[Written instruction] In the entries below, the lines from the one with "Write a Python" through the one with "plt.rcParams['font.family'] = ['Liberation" are to be copied exactly; both ends count.

(Figure scripts)
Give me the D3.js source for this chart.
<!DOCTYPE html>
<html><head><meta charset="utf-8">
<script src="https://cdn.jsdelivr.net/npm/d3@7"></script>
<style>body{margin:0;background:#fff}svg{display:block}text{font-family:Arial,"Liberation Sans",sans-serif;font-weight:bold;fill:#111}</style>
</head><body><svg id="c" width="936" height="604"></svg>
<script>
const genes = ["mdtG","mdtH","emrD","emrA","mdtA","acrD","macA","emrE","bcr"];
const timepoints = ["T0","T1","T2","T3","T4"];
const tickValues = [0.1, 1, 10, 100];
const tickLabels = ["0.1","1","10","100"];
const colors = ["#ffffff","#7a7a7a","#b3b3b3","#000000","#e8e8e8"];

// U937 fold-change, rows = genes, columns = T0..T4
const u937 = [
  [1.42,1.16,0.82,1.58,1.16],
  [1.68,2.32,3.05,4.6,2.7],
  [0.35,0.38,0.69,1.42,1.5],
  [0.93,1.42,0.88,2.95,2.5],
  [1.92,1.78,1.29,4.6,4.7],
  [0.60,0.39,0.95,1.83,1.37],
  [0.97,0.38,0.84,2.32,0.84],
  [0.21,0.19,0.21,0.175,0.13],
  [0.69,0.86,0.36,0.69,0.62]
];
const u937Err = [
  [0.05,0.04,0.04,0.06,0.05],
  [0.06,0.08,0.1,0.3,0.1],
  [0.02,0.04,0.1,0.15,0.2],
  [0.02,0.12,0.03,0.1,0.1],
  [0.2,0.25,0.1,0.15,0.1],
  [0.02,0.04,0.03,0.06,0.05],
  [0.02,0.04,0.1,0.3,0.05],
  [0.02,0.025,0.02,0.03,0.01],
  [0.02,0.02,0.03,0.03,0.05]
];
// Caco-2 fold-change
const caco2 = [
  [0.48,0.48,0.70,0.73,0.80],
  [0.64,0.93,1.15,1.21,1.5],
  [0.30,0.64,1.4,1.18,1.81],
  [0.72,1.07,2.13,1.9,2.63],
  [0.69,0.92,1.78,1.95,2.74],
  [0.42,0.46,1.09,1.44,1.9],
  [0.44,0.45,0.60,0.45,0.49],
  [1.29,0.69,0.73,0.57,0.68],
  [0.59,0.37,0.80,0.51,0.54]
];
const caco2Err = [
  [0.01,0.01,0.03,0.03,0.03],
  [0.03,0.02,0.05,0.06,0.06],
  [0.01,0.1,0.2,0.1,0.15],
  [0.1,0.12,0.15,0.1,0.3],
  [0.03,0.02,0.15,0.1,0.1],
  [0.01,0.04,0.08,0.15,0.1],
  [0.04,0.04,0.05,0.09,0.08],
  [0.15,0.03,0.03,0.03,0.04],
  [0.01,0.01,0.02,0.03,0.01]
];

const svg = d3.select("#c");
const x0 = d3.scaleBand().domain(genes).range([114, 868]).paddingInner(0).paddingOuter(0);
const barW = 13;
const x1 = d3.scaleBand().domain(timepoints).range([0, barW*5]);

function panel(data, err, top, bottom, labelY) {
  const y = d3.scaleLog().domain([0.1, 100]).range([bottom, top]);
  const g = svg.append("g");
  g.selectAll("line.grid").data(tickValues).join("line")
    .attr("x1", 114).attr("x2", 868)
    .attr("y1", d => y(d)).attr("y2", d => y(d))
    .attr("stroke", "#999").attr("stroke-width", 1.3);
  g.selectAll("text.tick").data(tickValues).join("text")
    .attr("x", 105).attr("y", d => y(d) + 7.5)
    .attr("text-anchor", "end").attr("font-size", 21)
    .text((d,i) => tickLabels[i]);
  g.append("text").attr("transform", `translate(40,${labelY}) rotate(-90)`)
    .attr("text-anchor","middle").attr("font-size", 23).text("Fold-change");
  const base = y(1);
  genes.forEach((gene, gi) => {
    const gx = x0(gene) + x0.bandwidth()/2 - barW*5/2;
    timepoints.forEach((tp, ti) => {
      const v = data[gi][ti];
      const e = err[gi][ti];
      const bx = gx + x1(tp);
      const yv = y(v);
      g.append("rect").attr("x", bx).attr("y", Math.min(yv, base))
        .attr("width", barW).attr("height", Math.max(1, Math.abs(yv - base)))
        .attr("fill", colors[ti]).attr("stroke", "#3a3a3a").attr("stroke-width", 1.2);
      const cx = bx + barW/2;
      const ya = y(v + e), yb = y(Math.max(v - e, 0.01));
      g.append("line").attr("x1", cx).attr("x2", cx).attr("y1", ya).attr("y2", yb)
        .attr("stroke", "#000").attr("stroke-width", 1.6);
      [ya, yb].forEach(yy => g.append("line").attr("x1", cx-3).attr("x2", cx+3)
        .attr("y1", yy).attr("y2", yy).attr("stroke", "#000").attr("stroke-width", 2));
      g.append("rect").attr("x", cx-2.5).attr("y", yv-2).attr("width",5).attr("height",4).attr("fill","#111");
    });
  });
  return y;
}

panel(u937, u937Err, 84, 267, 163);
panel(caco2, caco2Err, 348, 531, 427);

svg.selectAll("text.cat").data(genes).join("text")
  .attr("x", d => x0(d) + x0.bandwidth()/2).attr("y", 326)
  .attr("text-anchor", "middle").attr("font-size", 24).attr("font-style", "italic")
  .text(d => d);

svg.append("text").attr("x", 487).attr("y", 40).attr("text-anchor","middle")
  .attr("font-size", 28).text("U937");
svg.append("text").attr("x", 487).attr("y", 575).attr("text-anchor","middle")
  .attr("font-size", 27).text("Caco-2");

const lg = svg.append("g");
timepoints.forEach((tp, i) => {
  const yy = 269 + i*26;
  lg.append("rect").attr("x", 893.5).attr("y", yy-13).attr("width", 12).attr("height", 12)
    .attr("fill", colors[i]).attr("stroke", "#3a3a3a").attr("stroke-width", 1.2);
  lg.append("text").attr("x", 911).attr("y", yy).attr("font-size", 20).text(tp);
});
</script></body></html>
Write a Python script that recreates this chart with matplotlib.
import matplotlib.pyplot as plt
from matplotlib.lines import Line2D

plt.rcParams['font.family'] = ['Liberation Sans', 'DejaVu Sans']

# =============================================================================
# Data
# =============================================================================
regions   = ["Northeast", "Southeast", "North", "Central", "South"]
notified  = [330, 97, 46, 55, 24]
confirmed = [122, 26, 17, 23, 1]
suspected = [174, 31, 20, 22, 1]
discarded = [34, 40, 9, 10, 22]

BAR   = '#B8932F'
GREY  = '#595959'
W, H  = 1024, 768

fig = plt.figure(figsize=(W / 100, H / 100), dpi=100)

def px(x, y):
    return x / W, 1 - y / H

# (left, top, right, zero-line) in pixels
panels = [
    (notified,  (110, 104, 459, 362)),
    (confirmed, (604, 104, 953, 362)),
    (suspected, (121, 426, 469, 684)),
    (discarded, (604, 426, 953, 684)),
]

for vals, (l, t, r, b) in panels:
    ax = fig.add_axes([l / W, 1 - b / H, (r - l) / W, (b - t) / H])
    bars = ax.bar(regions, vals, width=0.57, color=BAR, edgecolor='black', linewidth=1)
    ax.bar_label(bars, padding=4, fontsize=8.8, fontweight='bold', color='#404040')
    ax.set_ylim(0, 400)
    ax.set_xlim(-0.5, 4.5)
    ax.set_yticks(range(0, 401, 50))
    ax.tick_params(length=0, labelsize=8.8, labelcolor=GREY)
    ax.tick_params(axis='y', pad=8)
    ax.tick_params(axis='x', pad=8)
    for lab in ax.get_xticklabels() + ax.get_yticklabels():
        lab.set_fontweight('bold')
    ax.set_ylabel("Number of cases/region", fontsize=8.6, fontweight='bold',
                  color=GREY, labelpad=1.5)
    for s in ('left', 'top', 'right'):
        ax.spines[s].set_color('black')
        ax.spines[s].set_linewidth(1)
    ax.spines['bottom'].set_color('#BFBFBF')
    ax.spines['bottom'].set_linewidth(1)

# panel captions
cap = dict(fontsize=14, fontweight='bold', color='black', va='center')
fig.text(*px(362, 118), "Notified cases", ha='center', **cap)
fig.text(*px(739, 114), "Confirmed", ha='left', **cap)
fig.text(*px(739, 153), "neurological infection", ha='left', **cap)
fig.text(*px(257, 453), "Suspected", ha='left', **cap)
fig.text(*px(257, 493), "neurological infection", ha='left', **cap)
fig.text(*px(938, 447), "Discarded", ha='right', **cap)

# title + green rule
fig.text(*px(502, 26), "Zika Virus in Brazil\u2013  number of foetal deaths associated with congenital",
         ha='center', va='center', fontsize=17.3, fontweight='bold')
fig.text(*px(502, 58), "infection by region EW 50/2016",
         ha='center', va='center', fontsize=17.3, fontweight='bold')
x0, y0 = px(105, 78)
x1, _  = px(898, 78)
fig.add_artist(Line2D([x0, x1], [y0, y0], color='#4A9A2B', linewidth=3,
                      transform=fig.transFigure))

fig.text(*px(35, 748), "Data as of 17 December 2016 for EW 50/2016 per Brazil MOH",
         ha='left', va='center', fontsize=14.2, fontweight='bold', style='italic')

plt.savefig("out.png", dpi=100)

---

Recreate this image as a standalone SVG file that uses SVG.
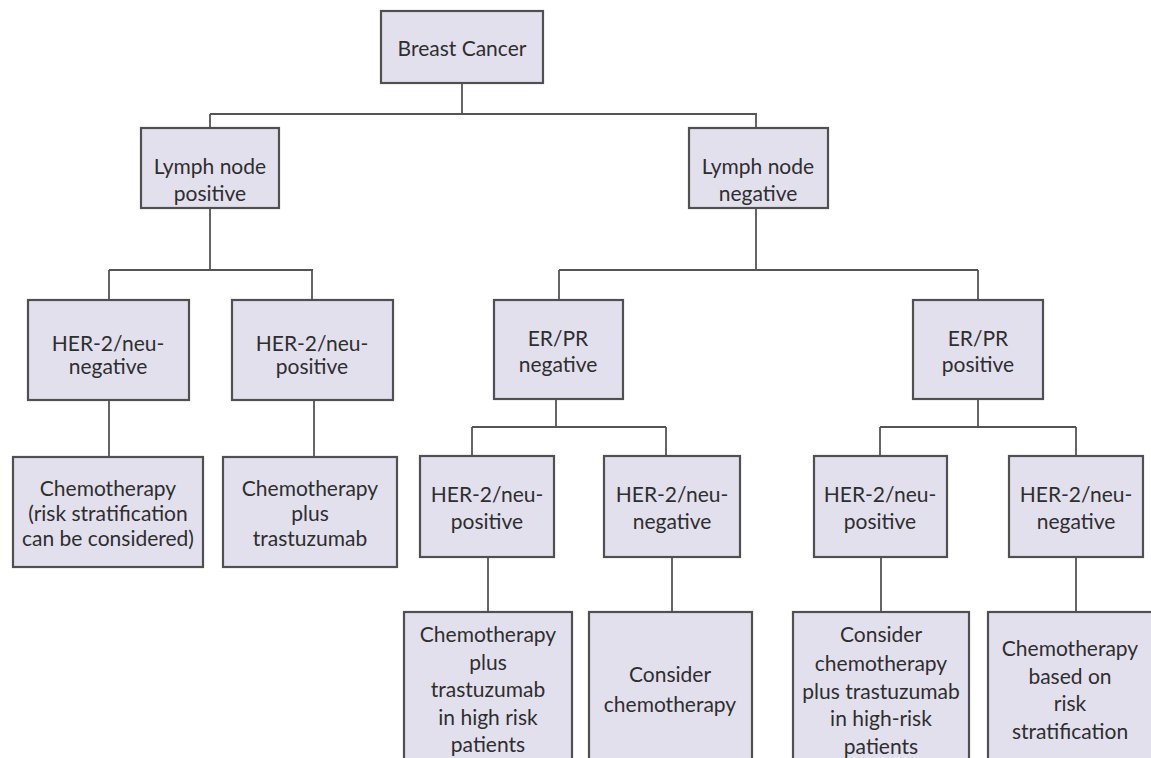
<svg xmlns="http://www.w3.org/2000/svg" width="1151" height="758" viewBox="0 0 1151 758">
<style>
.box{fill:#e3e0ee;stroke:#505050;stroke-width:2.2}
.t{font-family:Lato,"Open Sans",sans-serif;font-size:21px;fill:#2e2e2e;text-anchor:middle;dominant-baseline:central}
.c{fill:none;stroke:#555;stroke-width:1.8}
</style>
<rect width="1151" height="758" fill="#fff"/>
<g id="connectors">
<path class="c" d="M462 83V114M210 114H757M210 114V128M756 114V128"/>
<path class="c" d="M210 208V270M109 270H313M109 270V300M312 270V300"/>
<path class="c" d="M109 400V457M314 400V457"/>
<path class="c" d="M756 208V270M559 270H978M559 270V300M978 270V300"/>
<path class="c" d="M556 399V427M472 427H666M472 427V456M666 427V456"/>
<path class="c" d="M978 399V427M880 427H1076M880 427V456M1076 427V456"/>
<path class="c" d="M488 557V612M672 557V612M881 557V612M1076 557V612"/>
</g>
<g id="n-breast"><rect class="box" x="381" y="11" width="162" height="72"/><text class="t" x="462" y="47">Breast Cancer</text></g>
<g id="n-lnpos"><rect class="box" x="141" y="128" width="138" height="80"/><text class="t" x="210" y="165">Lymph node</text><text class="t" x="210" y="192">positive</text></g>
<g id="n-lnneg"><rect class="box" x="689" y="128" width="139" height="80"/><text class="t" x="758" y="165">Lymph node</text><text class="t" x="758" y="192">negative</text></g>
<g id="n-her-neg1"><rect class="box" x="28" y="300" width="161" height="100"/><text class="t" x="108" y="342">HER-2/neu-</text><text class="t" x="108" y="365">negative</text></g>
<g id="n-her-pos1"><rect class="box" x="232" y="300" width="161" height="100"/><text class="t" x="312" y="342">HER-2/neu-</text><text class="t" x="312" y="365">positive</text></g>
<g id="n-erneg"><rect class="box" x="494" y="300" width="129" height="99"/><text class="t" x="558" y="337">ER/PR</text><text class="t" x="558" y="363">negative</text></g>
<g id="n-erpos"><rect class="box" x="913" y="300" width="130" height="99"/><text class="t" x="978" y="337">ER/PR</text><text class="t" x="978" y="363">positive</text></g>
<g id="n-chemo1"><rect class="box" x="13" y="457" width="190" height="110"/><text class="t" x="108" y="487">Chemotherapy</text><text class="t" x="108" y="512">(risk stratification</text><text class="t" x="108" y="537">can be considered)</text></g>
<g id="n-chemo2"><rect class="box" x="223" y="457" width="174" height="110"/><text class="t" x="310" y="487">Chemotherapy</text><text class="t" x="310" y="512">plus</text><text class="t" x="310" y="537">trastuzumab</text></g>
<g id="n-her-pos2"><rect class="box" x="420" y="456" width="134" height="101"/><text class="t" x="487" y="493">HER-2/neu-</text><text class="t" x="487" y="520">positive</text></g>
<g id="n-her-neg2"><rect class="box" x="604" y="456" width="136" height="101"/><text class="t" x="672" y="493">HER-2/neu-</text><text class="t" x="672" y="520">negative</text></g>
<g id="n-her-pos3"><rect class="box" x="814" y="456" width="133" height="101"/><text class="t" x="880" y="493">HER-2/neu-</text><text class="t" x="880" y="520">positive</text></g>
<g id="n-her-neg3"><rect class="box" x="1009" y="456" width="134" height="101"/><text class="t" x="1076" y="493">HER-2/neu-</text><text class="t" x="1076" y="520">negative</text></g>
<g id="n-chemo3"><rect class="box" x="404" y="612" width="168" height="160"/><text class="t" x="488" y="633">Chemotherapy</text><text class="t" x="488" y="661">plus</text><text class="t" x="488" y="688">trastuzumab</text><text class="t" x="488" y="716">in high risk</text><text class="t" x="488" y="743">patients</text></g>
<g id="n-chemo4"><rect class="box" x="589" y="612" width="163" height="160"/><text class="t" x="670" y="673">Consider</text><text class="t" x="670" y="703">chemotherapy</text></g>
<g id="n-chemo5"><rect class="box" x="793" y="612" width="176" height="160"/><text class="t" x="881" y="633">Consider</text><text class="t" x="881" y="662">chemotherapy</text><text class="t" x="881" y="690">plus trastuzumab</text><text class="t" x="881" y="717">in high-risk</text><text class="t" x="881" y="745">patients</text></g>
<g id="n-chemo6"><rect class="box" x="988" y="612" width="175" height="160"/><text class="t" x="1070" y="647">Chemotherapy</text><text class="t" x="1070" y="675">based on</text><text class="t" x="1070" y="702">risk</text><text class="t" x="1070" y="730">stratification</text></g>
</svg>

--

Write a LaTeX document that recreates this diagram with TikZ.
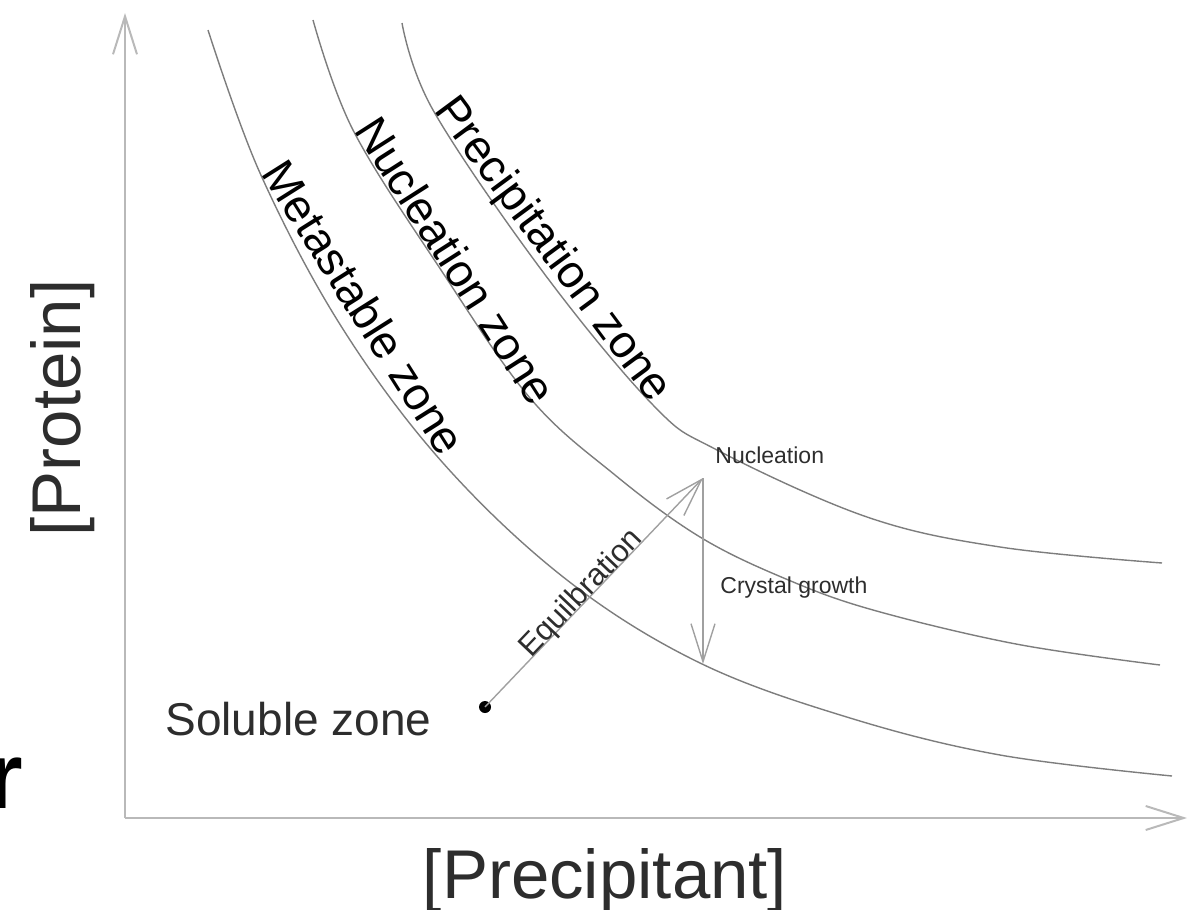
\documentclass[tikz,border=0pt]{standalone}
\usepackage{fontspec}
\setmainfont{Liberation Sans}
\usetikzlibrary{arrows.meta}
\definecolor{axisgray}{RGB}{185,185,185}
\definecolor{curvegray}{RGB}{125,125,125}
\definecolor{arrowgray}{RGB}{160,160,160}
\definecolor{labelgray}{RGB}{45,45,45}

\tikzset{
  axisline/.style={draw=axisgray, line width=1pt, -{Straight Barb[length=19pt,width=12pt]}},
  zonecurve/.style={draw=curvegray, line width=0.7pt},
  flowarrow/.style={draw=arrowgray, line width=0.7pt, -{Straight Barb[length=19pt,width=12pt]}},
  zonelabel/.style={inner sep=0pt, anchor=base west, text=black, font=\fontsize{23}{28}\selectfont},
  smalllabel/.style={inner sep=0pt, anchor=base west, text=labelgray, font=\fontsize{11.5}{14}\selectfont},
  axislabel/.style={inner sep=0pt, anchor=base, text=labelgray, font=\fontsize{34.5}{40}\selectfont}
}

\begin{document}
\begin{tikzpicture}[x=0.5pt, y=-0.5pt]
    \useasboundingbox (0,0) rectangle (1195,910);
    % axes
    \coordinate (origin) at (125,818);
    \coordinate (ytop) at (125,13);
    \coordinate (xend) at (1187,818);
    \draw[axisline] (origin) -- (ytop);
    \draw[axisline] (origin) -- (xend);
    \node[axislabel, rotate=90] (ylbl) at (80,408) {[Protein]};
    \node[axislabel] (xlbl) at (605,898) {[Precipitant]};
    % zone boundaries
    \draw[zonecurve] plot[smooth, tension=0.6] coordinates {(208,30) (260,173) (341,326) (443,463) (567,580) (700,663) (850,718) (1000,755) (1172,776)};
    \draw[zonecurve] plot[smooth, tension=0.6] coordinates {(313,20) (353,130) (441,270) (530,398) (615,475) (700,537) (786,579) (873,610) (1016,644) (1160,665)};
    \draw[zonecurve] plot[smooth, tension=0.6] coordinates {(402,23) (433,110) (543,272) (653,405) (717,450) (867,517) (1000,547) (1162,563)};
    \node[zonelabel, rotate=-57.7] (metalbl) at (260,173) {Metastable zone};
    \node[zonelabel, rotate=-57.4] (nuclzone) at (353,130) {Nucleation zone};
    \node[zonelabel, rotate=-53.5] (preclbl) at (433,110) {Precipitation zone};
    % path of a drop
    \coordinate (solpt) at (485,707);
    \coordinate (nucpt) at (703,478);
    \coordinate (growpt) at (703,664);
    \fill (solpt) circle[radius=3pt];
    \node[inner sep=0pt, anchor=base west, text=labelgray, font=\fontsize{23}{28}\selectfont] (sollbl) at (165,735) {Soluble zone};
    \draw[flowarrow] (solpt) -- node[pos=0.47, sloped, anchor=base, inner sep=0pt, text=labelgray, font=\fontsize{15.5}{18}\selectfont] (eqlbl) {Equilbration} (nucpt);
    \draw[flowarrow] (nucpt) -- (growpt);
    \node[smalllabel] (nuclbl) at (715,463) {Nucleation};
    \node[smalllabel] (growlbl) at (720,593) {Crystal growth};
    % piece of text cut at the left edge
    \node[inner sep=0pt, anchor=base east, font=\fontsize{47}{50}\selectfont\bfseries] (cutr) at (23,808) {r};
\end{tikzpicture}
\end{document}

[Task solution]
Write a Python script that recreates this chart with matplotlib.
import matplotlib.pyplot as plt
from matplotlib.lines import Line2D

plt.rcParams['font.family'] = ['Liberation Sans', 'DejaVu Sans']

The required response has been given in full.